Mike Hyde: From housekeeping to St. Mary's Hospital vice president

Mike Hyde poses in his office at St. Mary's Hospital where he serves as chief nursing officer. Hyde started working at the hospital in housekeeping, eventually attended nursing school and has now worked his way up to chief nursing officer.
Mike Hyde poses in his office at St. Mary's Hospital where he serves as chief nursing officer. Hyde started working at the hospital in housekeeping, eventually attended nursing school and has now worked his way up to chief nursing officer.

From housekeeper to vice president over nursing, Mike Hyde has just about done it all at St. Mary's Hospital.

The married father of three started his career at the hospital about 30 years ago, when he was just 20.

"I didn't really know what I wanted to do," Hyde said. "I was getting out of high school. I really didn't want to go to college."

He had no idea that down the road he'd end up with a master's degree.

He had a friend who pointed him toward janitorial service in the hospital.

Hyde began his career at the hospital as a housekeeper. After about a year, he was offered the chance to use on-the-job training to become a surgical technologist - the technician who scrubs in with surgeons during procedures and is responsible for maintaining the sterile area and handing instruments to surgeons.

Surgical technicians "coordinate all the instrumentation and flow during surgery," Hyde said.

Hyde grew up around building trades. His father was a construction worker.

"I saw all the tools and all the cool gadgets in the (emergency room)," he said. "That was appealing to a young man like me, who grew up around construction sites."

People surrounding Hyde took note of his work ethic and his ability to remember information.

They pushed him to look into nursing.

"I worked full time as a tech and went to nursing school," he said. "I obviously became a nurse. That was seven years into my career."

He earned an associate's degree at Lincoln University and took a nursing position in the operating room.

It wasn't long before his colleagues pushed Hyde to take on leadership roles.

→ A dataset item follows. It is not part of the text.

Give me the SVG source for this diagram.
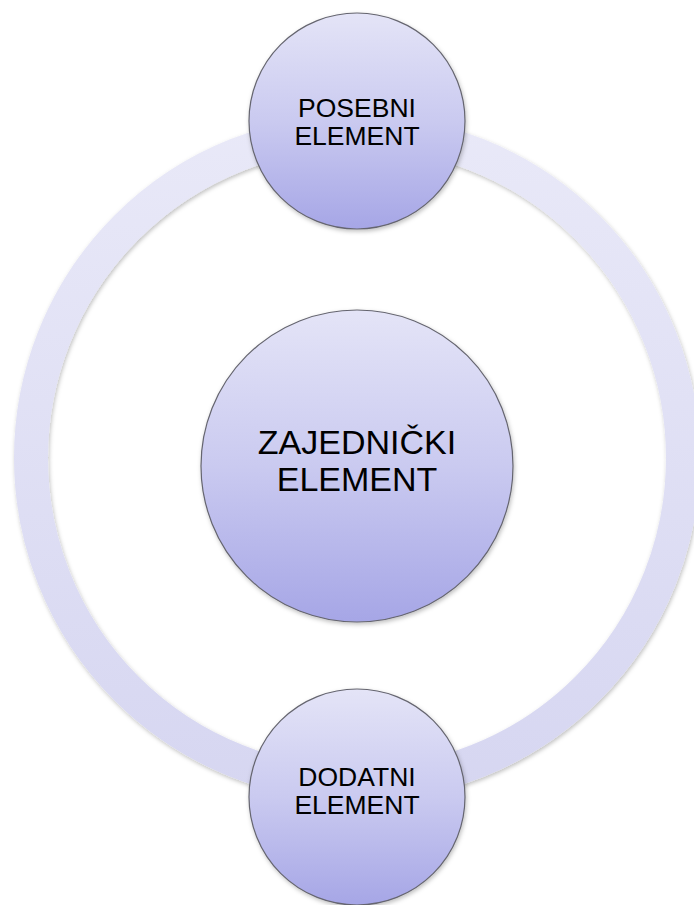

"They kept encouraging me all along the way. That's kind of the story," Hyde said. "I'd only been a nurse for three years when I took my first leadership position - manager in the OR."

Within a year, the director of Surgical Services resigned and administrators asked Hyde to fill the role as interim director while they searched for a full-time director. He couldn't officially take the title because he didn't have required education - yet.

"I did end up going back to get my bachelor's degree," Hyde said. "I've been in so many different leadership roles along the way. I couldn't even tell you what they all were."

He built on his experiences and took leadership positions in numerous departments within the hospital - surgical services, interventional services (procedural departments) and others.

SSM Health, the St. Louis-based owner of St. Mary's Hospital, began preparing to build the new location, which opened in 2014 on Mission Drive off Missouri 179. Hyde became involved in plans to make the new hospital more patient-friendly than its predecessor.

"It was a multi-step process. The first thing we did before we even put any designs on paper was talk about what we wanted the patient experience to be like," Hyde said. "Then you go through the exercise of laying out the experience you want patients to have and see how departments sit next to each other."

Only then do planners begin looking at more details.

He has been in charge of the Emergency and the Behavioral Health departments in St. Mary's Hospital. Hyde was selected to be the chief nursing officer of the hospital last February.

"The broader you get, the more capable you'll be at the vice president level role that is responsible for all the nursing care in the hospital," he said. "I'm responsible for everything that has to do with nursing - safe care being No. 1."

The hospital tracks safe- and quality-of-care performance, he said.

Hyde is responsible for monitoring how nurses are doing. If they get off track, he helps find ways to improve.

"Nursing doesn't function independently," he said. "We obviously work with physicians and other departments. We have to figure out how we're all working together."

One project Hyde and staff are working on is improving how patients get out of the Emergency Department and into in-patient beds.

"We recognize that we have opportunities for improvement to make that a smoother process for patients," he said.